How Chaindoc signatures work
Every Chaindoc signature is a PAdES-BES (PDF Advanced Electronic Signature, Baseline-B). the same standard used across European e-signature platforms. Each signature is a cryptographic PKCS#7/CMS container embedded inside the PDF, tied to a dedicated per-user certificate issued by Chaindoc's Certificate Authority. On top of that, a hash of the signed document is anchored to the blockchain, giving you a second, public-verifiable integrity channel. Learn more in the ESIGN Act of 2000.
Two integrity layers
PAdES signature: validates in any PDF reader (Adobe Acrobat, Preview, Foxit, etc.). Proves who signed what, when, using X.509 certificate infrastructure.
Blockchain anchor: independent from the PDF. Anyone can re-hash the file and check the on-chain record. no certificate chain, no PDF reader quirks. Both layers have to agree for the document to be considered authentic.

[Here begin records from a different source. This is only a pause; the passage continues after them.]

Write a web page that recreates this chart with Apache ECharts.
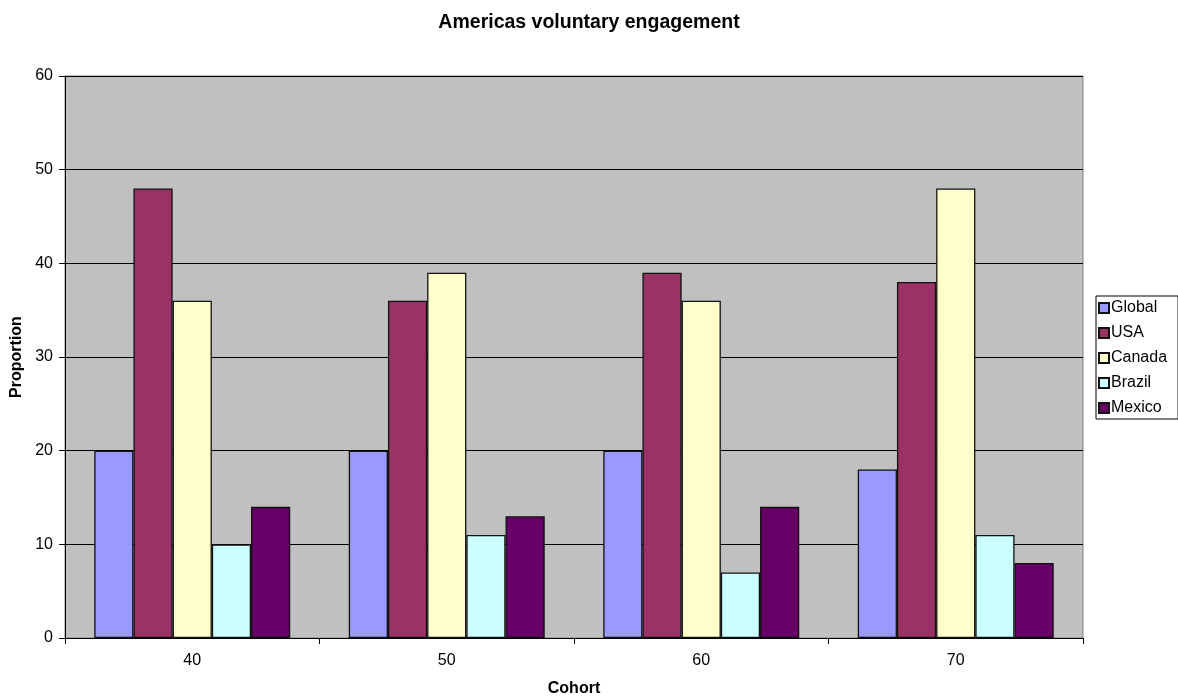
<!DOCTYPE html>
<html>
<head>
<meta charset="utf-8">
<script src="https://cdn.jsdelivr.net/npm/echarts@6/dist/echarts.min.js"></script>
<style>
  html, body { margin: 0; padding: 0; background: #ffffff; }
  #chart { width: 1178px; height: 698px; }
</style>
</head>
<body>
<div id="chart"></div>
<script>
// Cohort categories and per-country proportions
const cohorts = ['40', '50', '60', '70'];
const seriesNames = ['Global', 'USA', 'Canada', 'Brazil', 'Mexico'];
const globalValues = [20, 20, 20, 18];
const usaValues = [48, 36, 39, 38];
const canadaValues = [36, 39, 36, 48];
const brazilValues = [10, 11, 7, 11];
const mexicoValues = [14, 13, 14, 8];
const seriesColors = ['#9999FF', '#993366', '#FFFFCC', '#CCFFFF', '#660066'];

const valueLists = [globalValues, usaValues, canadaValues, brazilValues, mexicoValues];
const font = 'Liberation Sans, Arial, sans-serif';

const chart = echarts.init(document.getElementById('chart'));
chart.setOption({
  animation: false,
  backgroundColor: '#ffffff',
  title: {
    text: 'Americas voluntary engagement',
    left: 'center',
    top: 7,
    textStyle: { fontFamily: font, fontSize: 19.5, fontWeight: 'bold', color: '#000', lineHeight: 22 }
  },
  legend: {
    orient: 'vertical',
    left: 1096,
    top: 296,
    padding: [4, 11, 3, 2],
    itemWidth: 10,
    itemHeight: 10,
    itemGap: 9,
    icon: 'rect',
    backgroundColor: '#ffffff',
    borderColor: '#000000',
    borderWidth: 1,
    borderRadius: 0,
    textStyle: { fontFamily: font, fontSize: 16, color: '#000', padding: [0, 0, 0, -3], lineHeight: 16 },
    data: seriesNames
  },
  grid: {
    left: 65,
    right: 95,
    top: 76,
    bottom: 60,
    outerBoundsMode: 'none',
    containLabel: false,
    show: true,
    backgroundColor: '#C0C0C0',
    borderColor: '#808080',
    borderWidth: 1
  },
  xAxis: {
    type: 'category',
    data: cohorts,
    name: 'Cohort',
    nameLocation: 'middle',
    nameGap: 43,
    nameTextStyle: { fontFamily: font, fontSize: 16, fontWeight: 'bold', color: '#000' },
    axisLine: { lineStyle: { color: '#000', width: 1 } },
    axisTick: { show: true, length: 6, interval: 0, lineStyle: { color: '#000' } },
    axisLabel: { fontFamily: font, fontSize: 16, color: '#000', margin: 15 },
    splitLine: { show: false }
  },
  yAxis: {
    type: 'value',
    min: 0,
    max: 60,
    interval: 10,
    name: 'Proportion',
    nameLocation: 'middle',
    nameGap: 39,
    nameRotate: 90,
    nameTextStyle: { fontFamily: font, fontSize: 16, fontWeight: 'bold', color: '#000' },
    axisLine: { show: true, lineStyle: { color: '#000', width: 1 } },
    axisTick: { show: true, length: 6, lineStyle: { color: '#000' } },
    axisLabel: { fontFamily: font, fontSize: 16, color: '#000', margin: 12 },
    splitLine: { show: true, lineStyle: { color: '#000', width: 1 } }
  },
  series: seriesNames.map((name, i) => ({
    name: name,
    type: 'bar',
    data: valueLists[i],
    barGap: '0%',
    barCategoryGap: '23%',
    itemStyle: { color: seriesColors[i], borderColor: '#111', borderWidth: 1.3 }
  }))
});
</script>
</body>
</html>
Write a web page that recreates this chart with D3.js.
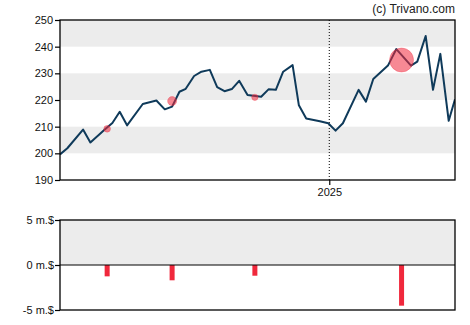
<!DOCTYPE html>
<html>
<head>
<meta charset="utf-8">
<script src="https://cdn.jsdelivr.net/npm/d3@7"></script>
<style>
  html, body { margin: 0; padding: 0; background: #fff; }
  svg { display: block; }
  text { font-family: "Liberation Sans", Arial, sans-serif; }
</style>
</head>
<body>
<svg id="chart" width="470" height="325"></svg>
<script>
// Weekly closing prices
const priceDates = [
  "2024-04-19","2024-04-26","2024-05-11","2024-05-18","2024-06-01","2024-06-08",
  "2024-06-15","2024-06-22","2024-07-07","2024-07-20","2024-07-28","2024-08-04",
  "2024-08-11","2024-08-17","2024-08-25","2024-09-01","2024-09-09","2024-09-16",
  "2024-09-23","2024-09-30","2024-10-07","2024-10-15","2024-10-28","2024-11-04",
  "2024-11-11","2024-11-18","2024-11-27","2024-12-03","2024-12-10","2024-12-23",
  "2024-12-31","2025-01-07","2025-01-14","2025-01-29","2025-02-05","2025-02-12",
  "2025-02-26","2025-03-06","2025-03-20","2025-03-26","2025-04-03","2025-04-10",
  "2025-04-17","2025-04-25","2025-05-01"
];
const priceValues = [
  199.6, 201.9, 208.9, 204.1, 209.0, 211.4,
  215.6, 210.5, 218.5, 219.8, 216.5, 217.5,
  223.1, 224.2, 229.0, 230.6, 231.3, 224.8,
  223.3, 224.1, 227.2, 221.9, 221.2, 224.0,
  223.8, 230.6, 233.1, 218.0, 213.1, 212.0,
  211.3, 208.5, 211.3, 223.8, 219.4, 227.9,
  232.9, 239.1, 232.9, 234.4, 244.0, 223.8,
  237.3, 212.2, 220.3
];

// Insider transactions: date, price at the time, net amount in million $
const tradeDates = ["2024-06-03", "2024-08-04", "2024-10-22", "2025-03-11"];
const tradePrices = [209.2, 219.6, 221.0, 235.0];
const tradeAmounts = [-1.26, -1.7, -1.19, -4.52];

const priceTicks = [190, 200, 210, 220, 230, 240, 250];
const amountTicks = [-5, 0, 5];
const yearTicks = ["2025-01-01"];

const parse = d3.timeParse("%Y-%m-%d");
const prices = priceDates.map((d, i) => ({ date: parse(d), value: priceValues[i] }));
const trades = tradeDates.map((d, i) => ({ date: parse(d), price: tradePrices[i], amount: tradeAmounts[i] }));

const svg = d3.select("#chart");
const left = 60, right = 455;

const x = d3.scaleTime()
  .domain([parse("2024-04-19"), parse("2025-05-01")])
  .range([left, right]);

// ---------- price panel ----------
const yTop = 20, yBottom = 180;
const y = d3.scaleLinear().domain([190, 250]).range([yBottom, yTop]);

const bands = d3.range(0, priceTicks.length - 1)
  .filter(i => i % 2 === 1)
  .map(i => [priceTicks[i], priceTicks[i + 1]]);
svg.append("g").selectAll("rect").data(bands).join("rect")
  .attr("x", left).attr("width", right - left)
  .attr("y", d => y(d[1])).attr("height", d => y(d[0]) - y(d[1]))
  .attr("fill", "#ececec");

const clipTop = svg.append("clipPath").attr("id", "clipTop")
  .append("rect").attr("x", left).attr("y", yTop)
  .attr("width", right - left).attr("height", yBottom - yTop);

// year separator
svg.append("g").selectAll("line").data(yearTicks).join("line")
  .attr("x1", d => x(parse(d))).attr("x2", d => x(parse(d)))
  .attr("y1", yTop).attr("y2", yBottom)
  .attr("stroke", "#000").attr("stroke-width", 1)
  .attr("stroke-dasharray", "1,2");

const line = d3.line().x(d => x(d.date)).y(d => y(d.value));
svg.append("path").datum(prices)
  .attr("clip-path", "url(#clipTop)")
  .attr("d", line)
  .attr("fill", "none")
  .attr("stroke", "#0f3a5a")
  .attr("stroke-width", 2)
  .attr("stroke-linejoin", "round");

const r = d3.scaleLinear().domain([0, 1]).range([0, 2.65]);
svg.append("g").selectAll("circle").data(trades).join("circle")
  .attr("cx", d => x(d.date)).attr("cy", d => y(d.price))
  .attr("r", d => r(Math.abs(d.amount)))
  .attr("fill", "#f0283c").attr("fill-opacity", 0.55)
  .attr("stroke", "#f0283c").attr("stroke-opacity", 0.3);

svg.append("rect")
  .attr("x", left).attr("y", yTop)
  .attr("width", right - left).attr("height", yBottom - yTop)
  .attr("fill", "none").attr("stroke", "#000").attr("stroke-width", 1.3);

const yAxis = svg.append("g")
  .attr("transform", `translate(${left},0)`)
  .call(d3.axisLeft(y).tickValues(priceTicks).tickSize(5).tickPadding(2));
yAxis.select(".domain").remove();
yAxis.selectAll("line").attr("stroke", "#000").attr("stroke-width", 1.2);
yAxis.selectAll("text").attr("font-size", 11).attr("fill", "#111")
  .style("font-family", "'Liberation Sans', Arial, sans-serif");

const xAxis = svg.append("g")
  .attr("transform", `translate(0,${yBottom})`)
  .call(d3.axisBottom(x).tickValues(yearTicks.map(parse))
    .tickFormat(d3.timeFormat("%Y")).tickSize(5).tickPadding(3));
xAxis.select(".domain").remove();
xAxis.selectAll("line").attr("stroke", "#000").attr("stroke-width", 1.2);
xAxis.selectAll("text").attr("font-size", 11).attr("fill", "#111")
  .style("font-family", "'Liberation Sans', Arial, sans-serif");

svg.append("text")
  .attr("x", right).attr("y", 13)
  .attr("text-anchor", "end")
  .attr("font-size", 12).attr("fill", "#222")
  .text("(c) Trivano.com");

// ---------- insider amount panel ----------
const bTop = 220, bBottom = 310;
const yb = d3.scaleLinear().domain([-5, 5]).range([bBottom, bTop]);

svg.append("rect")
  .attr("x", left).attr("y", yb(5))
  .attr("width", right - left).attr("height", yb(0) - yb(5))
  .attr("fill", "#ececec");

svg.append("g").selectAll("rect").data(trades).join("rect")
  .attr("x", d => x(d.date) - 2.5).attr("width", 5)
  .attr("y", d => yb(Math.max(0, d.amount)))
  .attr("height", d => Math.abs(yb(d.amount) - yb(0)))
  .attr("fill", "#f0283c");

svg.append("line")
  .attr("x1", left).attr("x2", right)
  .attr("y1", yb(0)).attr("y2", yb(0))
  .attr("stroke", "#000").attr("stroke-width", 1.2);

svg.append("rect")
  .attr("x", left).attr("y", bTop)
  .attr("width", right - left).attr("height", bBottom - bTop)
  .attr("fill", "none").attr("stroke", "#000").attr("stroke-width", 1.3);

const bAxis = svg.append("g")
  .attr("transform", `translate(${left},0)`)
  .call(d3.axisLeft(yb).tickValues(amountTicks).tickSize(5).tickPadding(1)
    .tickFormat(d => d + " m.$"));
bAxis.select(".domain").remove();
bAxis.selectAll("line").attr("stroke", "#000").attr("stroke-width", 1.2);
bAxis.selectAll("text").attr("font-size", 11).attr("fill", "#111")
  .style("font-family", "'Liberation Sans', Arial, sans-serif");
</script>
</body>
</html>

What you get in the signed PDF
- A cryptographic signature (ECDSA P-256) that a standard PDF reader will show as "Signed and all signatures are valid" for each signer
- A signer certificate issued by Chaindoc's CA, linked to the signer's verified email
- Signing time and reason/location metadata embedded in the signature dictionary
- The document hash anchored on-chain, with the transaction hash stored in the certificate of completion
Legal compliance
Because every signature is PAdES with a dedicated per-signer certificate, it satisfies the four criteria for an Advanced Electronic Signature under Article 26 of eIDAS (EU Regulation 910/2014):. Learn more in the PAdES standard (ETSI EN 319 142).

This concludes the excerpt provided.